Boeing's Prototype 707 Jetliner, The `Dash 80,' Is Welcomed Home

The prototype for the Boeing 707, the first commercial jet transport built in the United States, flew home in triumph yesterday after 18 years in storage.

A couple hundred people, many toting still and video cameras, turned out at Seattle's Boeing Field to welcome back the 36-year-old plane, designated the 367-80 in development and nicknamed the ``Dash 80.''

Aboard the plane on its arrival at the Museum of Flight from Moses Lake were former Boeing employees who played roles in its development, including test pilot Tex Johnson, who turned a barrel roll with the jet before thousands of Seafair hydroplane-race spectators over Lake Washington in 1957.

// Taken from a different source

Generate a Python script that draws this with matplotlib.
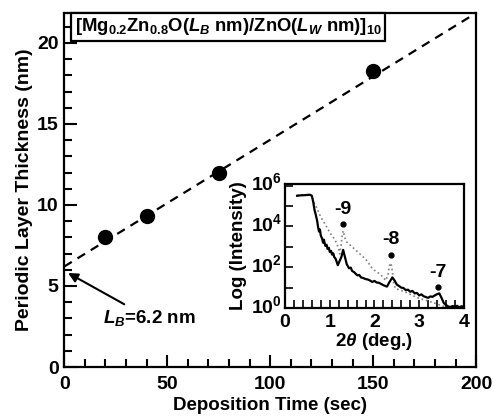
import numpy as np
import matplotlib
matplotlib.use("Agg")
import matplotlib.pyplot as plt
import matplotlib.transforms as mtrans
from matplotlib.ticker import MultipleLocator, FixedLocator, NullFormatter

plt.rcParams['font.family'] = ['Liberation Sans', 'DejaVu Sans']
plt.rcParams['font.weight'] = 'bold'
plt.rcParams['mathtext.fontset'] = 'custom'
plt.rcParams['mathtext.rm'] = 'Liberation Sans:bold'
plt.rcParams['mathtext.it'] = 'Liberation Sans:bold:italic'
plt.rcParams['mathtext.bf'] = 'Liberation Sans:bold'

# main data
dep_time = [20, 40, 75, 150]
period = [8.0, 9.35, 11.95, 18.25]
fit_x = [0, 200]
fit_y = [6.2, 21.85]

# inset XRR curves (2theta, log10 intensity)
solid_x = [0.27, 0.35, 0.45, 0.55, 0.6, 0.63, 0.66, 0.69, 0.72, 0.74, 0.76, 0.78, 0.8,
           0.83, 0.85, 0.87, 0.9, 0.93, 0.95, 0.98, 1.0, 1.03, 1.05, 1.08, 1.1, 1.13,
           1.15, 1.18, 1.22, 1.26, 1.3, 1.34, 1.38, 1.43, 1.47, 1.5, 1.55, 1.58, 1.62,
           1.66, 1.7, 1.75, 1.8, 1.85, 1.9, 1.95, 2.0, 2.05, 2.1, 2.15, 2.2, 2.28, 2.33,
           2.4, 2.45, 2.5, 2.55, 2.6, 2.65, 2.7, 2.75, 2.8, 2.85, 2.9, 2.95, 3.0, 3.05,
           3.1, 3.15, 3.2, 3.25, 3.3, 3.35, 3.4, 3.45, 3.5, 3.55, 3.6, 3.65, 3.7, 3.75,
           3.8, 3.85, 3.9, 3.95, 4.0]
solid_y = [5.5, 5.52, 5.53, 5.55, 5.5, 5.2, 4.8, 4.55, 4.25, 3.95, 3.75, 3.85, 3.55,
           3.4, 3.2, 3.35, 3.05, 3.1, 2.9, 2.95, 2.75, 2.8, 2.62, 2.68, 2.5, 2.42,
           2.3, 2.1, 2.3, 2.5, 2.85, 2.5, 2.15, 1.95, 1.98, 1.82, 1.75, 1.68, 1.6,
           1.62, 1.5, 1.47, 1.42, 1.4, 1.35, 1.28, 1.33, 1.25, 1.24, 1.18, 1.12,
           1.05, 1.25, 1.5, 1.35, 1.15, 1.08, 1.0, 0.98, 0.88, 0.9, 0.8, 0.84, 0.72, 0.74,
           0.62, 0.67, 0.58, 0.54, 0.5, 0.57, 0.55, 0.62, 0.68, 0.72, 0.5, 0.25, 0.15, 0.08,
           0.05, 0.1, 0.06, 0.11, 0.04, 0.09, 0.06]
dot_x = [0.27, 0.4, 0.5, 0.58, 0.62, 0.66, 0.7, 0.75, 0.8, 0.9, 1.0, 1.1, 1.15, 1.2,
         1.22, 1.25, 1.28, 1.3, 1.33, 1.37, 1.4, 1.5, 1.6, 1.7, 1.8, 1.9, 1.95, 2.0,
         2.1, 2.2, 2.25, 2.3, 2.34, 2.37, 2.4, 2.43, 2.47, 2.55, 2.7, 2.85, 3.0, 3.2,
         3.4, 3.5, 3.6, 3.7]
dot_y = [5.52, 5.55, 5.55, 5.55, 5.35, 5.1, 4.95, 4.7, 4.45, 4.1, 3.7, 3.4, 3.2, 2.9,
         2.65, 3.0, 3.6, 3.78, 3.5, 3.25, 3.2, 3.0, 2.8, 2.6, 2.4, 2.1, 1.95, 1.85,
         1.7, 1.5, 1.35, 1.6, 2.1, 2.2, 1.8, 1.2, 0.95, 0.9, 0.78, 0.62, 0.47, 0.35,
         0.2, 0.12, 0.05, 0.02]
peak_x = [1.3, 2.37, 3.43]
peak_y = [4.13, 2.62, 1.02]
peak_lbl = ['-9', '-8', '-7']

fig = plt.figure(figsize=(4.94, 4.18), dpi=100)
ax = fig.add_axes([0.130, 0.122, 0.834, 0.847])
ax.plot(fit_x, fit_y, color='black', linestyle=(0, (4, 3)), linewidth=1.6)
ax.plot(dep_time, period, 'o', color='black', markersize=10)
ax.set_xlim(0, 200)
ax.set_ylim(0, 21.85)
ax.xaxis.set_major_locator(MultipleLocator(50))
ax.xaxis.set_minor_locator(MultipleLocator(10))
ax.yaxis.set_major_locator(MultipleLocator(5))
ax.yaxis.set_minor_locator(MultipleLocator(1))
ax.tick_params(which='both', direction='in', top=False, right=False, width=1.5,
               labelsize=14, pad=4)
ax.tick_params(axis='x', which='both', pad=6.5)
ax.tick_params(which='major', length=9)
ax.tick_params(which='minor', length=6)
for s in ax.spines.values():
    s.set_linewidth(1.6)
ax.set_xlabel('Deposition Time (sec)', fontsize=13.5, fontweight='bold', labelpad=3)
ax.set_ylabel('Periodic Layer Thickness (nm)', fontsize=14, fontweight='bold', labelpad=3)

ax.text(0.025, 0.99,
        r'[Mg$_{0.2}$Zn$_{0.8}$O($L_B$ nm)/ZnO($L_W$ nm)]$_{10}$',
        transform=ax.transAxes, ha='left', va='top', fontsize=13.3, fontweight='bold',
        bbox=dict(boxstyle='square,pad=0.2', facecolor='white', edgecolor='black',
                  linewidth=1.6))
ax.annotate(r'$L_B$=6.2 nm', xy=(1.9, 5.8), xytext=(19, 3.0), fontsize=13.5,
            fontweight='bold', ha='left', va='center',
            arrowprops=dict(arrowstyle='-|>', color='black', lw=1.5,
                            mutation_scale=14, shrinkA=2, shrinkB=0))

# inset
ins = fig.add_axes([0.577, 0.263, 0.362, 0.297])
ins.plot(dot_x, 10 ** np.array(dot_y), color='gray', linestyle=':', linewidth=1.2)
ins.plot(solid_x, 10 ** np.array(solid_y), color='black', linewidth=1.6)
ins.plot(peak_x, 10 ** np.array(peak_y), 'o', color='black', markersize=3.5)
for px, py, lb in zip(peak_x, peak_y, peak_lbl):
    ins.text(px, 10 ** (py + 0.72), lb, ha='center', va='center', fontsize=14,
             fontweight='bold')
ins.set_yscale('log')
ins.set_xlim(0, 4)
ins.set_ylim(1, 10 ** 6.08)
ins.xaxis.set_major_locator(MultipleLocator(1))
ins.xaxis.set_minor_locator(MultipleLocator(0.2))
ins.yaxis.set_major_locator(FixedLocator([1, 1e2, 1e4, 1e6]))
ins.yaxis.set_minor_locator(FixedLocator([10, 1e3, 1e5]))
ins.yaxis.set_minor_formatter(NullFormatter())
ins.set_yticklabels([r'10$^{0}$', r'10$^{2}$', r'10$^{4}$', r'10$^{6}$'])
ins.tick_params(which='both', direction='in', top=False, right=False, width=1.2,
                labelsize=14, pad=2)
ins.tick_params(axis='x', which='both', pad=4)
ins.tick_params(which='major', length=6)
ins.tick_params(which='minor', length=6)
for s in ins.spines.values():
    s.set_linewidth(1.6)
ins.set_xlabel(r'$2\theta$ (deg.)', fontsize=13.5, fontweight='bold', labelpad=0)
ins.set_ylabel('Log (Intensity)', fontsize=13.5, fontweight='bold')
ins.yaxis.set_label_coords(-0.215, 0.5)

# nudge the inset decade labels up a little, as in the original
shift_up = mtrans.ScaledTranslation(0, 4 / 100, fig.dpi_scale_trans)
for t in ins.get_yticklabels():
    t.set_transform(t.get_transform() + shift_up)

fig.savefig('out.png', dpi=100)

Johnson, sporting a cowboy hat, led the contingent off the Dash 80 for welcoming ceremonies at the museum. He was greeted with cheers, recorded strains of the theme from ``Star Wars'' and the deafening sounds of a takeoff from a nearby runway.

The jetliner was flown for nearly 20 years after rolling out of the factory in May 1954. It was used to test systems that later were applied to a succession of Boeing jets.

The National Air and Space Museum in Washington, D.C., has owned the plane since 1972, when Boeing completed its tests and donated the plane to the museum. It has been stored at Davis Monthan Air Force Base in Tucson, Ariz.

More than a month of work by 15 Boeing technicians was needed to get the plane ready to fly to the Grant County Airport in Moses Lake on May 7.

Boeing agreed this year to restore the plane to airworthiness, fly it to Seattle and refurbish it as part of Boeing's 75th anniversary celebration.

The Dash 80 is to be at the Museum of Flight until the National Air and Space Museum builds a display hangar for it to be completed by the summer of 1995.